===== RECORDS
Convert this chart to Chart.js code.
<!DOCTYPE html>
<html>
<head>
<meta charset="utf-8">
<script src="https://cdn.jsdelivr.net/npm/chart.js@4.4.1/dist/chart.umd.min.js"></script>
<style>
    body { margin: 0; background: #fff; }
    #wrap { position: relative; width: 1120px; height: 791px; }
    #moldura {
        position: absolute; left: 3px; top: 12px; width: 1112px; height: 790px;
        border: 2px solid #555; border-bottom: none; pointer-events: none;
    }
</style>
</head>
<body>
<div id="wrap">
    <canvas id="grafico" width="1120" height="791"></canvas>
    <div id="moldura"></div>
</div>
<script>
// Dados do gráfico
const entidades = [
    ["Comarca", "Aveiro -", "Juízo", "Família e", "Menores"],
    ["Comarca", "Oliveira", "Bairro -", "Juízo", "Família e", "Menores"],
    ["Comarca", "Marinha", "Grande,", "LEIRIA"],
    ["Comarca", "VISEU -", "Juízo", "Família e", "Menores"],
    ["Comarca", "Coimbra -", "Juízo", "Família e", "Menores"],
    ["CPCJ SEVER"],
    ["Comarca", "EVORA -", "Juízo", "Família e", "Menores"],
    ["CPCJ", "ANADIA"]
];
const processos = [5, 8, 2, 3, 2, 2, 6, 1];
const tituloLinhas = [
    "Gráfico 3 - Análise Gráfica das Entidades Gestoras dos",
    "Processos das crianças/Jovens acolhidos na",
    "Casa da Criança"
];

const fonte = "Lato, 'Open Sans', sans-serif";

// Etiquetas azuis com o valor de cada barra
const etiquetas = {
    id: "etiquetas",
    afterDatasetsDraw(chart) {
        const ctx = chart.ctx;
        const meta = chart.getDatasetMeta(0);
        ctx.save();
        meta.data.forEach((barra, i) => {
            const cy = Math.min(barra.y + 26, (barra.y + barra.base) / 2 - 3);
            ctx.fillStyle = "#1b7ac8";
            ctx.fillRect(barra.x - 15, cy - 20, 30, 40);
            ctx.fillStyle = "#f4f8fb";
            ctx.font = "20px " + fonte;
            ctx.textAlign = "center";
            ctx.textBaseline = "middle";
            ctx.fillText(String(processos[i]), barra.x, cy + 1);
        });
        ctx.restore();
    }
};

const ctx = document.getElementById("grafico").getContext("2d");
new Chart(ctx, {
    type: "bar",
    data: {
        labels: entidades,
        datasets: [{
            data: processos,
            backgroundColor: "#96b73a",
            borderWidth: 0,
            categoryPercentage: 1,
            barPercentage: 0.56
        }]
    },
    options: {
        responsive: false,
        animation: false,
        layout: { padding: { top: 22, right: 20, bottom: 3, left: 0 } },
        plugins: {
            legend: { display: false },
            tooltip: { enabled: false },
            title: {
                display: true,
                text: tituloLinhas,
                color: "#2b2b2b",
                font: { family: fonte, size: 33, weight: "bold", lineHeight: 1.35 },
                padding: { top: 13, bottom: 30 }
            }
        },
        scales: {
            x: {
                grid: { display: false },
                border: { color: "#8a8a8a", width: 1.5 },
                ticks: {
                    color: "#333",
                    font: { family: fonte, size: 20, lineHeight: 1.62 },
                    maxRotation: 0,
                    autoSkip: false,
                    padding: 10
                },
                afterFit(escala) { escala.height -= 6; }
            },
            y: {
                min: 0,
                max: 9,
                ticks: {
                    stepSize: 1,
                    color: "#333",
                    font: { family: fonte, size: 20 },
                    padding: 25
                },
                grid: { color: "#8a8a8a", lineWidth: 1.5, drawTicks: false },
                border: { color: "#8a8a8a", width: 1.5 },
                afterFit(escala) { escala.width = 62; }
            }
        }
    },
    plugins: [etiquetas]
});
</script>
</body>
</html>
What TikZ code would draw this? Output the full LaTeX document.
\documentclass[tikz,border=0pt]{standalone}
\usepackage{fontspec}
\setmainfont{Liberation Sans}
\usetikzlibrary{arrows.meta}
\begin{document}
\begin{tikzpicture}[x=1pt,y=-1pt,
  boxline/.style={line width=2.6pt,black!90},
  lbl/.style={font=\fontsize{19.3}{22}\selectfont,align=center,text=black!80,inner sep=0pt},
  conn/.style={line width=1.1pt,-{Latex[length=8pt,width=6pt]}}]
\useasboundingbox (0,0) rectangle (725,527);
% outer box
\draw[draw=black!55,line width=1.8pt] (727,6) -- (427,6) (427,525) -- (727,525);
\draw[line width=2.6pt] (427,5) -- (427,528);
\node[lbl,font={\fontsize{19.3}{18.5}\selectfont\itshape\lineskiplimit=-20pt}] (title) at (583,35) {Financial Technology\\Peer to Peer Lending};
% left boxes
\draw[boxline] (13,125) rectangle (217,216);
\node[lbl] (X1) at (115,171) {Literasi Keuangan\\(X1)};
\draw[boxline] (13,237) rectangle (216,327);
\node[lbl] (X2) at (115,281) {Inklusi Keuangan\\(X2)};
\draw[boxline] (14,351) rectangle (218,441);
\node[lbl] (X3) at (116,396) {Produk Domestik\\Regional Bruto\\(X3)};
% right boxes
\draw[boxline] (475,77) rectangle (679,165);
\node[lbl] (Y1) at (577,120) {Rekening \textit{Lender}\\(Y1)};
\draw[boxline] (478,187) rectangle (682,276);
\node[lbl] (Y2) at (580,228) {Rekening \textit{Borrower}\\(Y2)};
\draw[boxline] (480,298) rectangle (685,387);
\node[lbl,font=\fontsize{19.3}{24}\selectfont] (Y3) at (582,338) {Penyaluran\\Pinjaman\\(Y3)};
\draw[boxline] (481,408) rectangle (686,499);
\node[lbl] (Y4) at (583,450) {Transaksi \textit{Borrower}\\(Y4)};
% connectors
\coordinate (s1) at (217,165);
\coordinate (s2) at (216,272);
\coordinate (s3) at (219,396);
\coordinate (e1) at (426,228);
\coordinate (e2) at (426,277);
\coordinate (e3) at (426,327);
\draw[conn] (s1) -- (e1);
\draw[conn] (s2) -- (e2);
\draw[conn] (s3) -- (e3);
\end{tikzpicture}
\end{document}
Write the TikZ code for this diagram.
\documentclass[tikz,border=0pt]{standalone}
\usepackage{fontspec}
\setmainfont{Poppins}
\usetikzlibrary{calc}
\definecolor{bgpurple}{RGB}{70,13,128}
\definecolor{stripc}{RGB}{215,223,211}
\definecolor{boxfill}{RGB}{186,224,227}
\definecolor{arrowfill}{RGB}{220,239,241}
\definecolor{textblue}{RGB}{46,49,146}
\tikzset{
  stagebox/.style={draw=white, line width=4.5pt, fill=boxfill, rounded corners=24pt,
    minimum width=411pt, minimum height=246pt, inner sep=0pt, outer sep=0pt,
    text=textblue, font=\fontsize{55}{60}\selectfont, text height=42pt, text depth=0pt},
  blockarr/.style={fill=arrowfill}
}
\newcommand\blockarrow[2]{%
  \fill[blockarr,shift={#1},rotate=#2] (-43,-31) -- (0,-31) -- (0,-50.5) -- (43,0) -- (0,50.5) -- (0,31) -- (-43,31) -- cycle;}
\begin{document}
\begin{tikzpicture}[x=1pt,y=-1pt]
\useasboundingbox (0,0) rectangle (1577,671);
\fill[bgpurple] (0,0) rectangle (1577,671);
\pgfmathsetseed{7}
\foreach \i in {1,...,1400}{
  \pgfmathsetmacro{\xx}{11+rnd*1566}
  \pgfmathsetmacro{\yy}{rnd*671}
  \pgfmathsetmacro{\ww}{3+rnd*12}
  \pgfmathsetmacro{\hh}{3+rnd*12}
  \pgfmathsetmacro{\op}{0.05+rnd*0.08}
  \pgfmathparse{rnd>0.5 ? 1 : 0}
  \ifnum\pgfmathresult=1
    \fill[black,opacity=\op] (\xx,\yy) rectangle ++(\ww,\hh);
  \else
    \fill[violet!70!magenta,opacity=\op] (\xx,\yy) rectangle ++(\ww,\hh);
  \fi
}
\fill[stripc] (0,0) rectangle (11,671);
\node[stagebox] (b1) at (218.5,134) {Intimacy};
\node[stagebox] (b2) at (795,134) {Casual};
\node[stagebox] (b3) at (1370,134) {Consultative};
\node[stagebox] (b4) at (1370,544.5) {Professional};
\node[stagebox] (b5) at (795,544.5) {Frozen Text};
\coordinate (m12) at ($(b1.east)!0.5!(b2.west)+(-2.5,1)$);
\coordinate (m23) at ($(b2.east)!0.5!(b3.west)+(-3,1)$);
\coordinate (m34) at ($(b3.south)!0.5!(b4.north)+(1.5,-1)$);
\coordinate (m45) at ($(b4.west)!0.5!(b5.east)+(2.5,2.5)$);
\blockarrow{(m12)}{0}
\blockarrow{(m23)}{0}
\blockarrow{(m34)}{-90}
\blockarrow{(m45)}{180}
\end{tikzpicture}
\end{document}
==========
Pull every line holding "code" out of the records.

Convert this chart to Chart.js code.
What TikZ code would draw this? Output the full LaTeX document.
Write the TikZ code for this diagram.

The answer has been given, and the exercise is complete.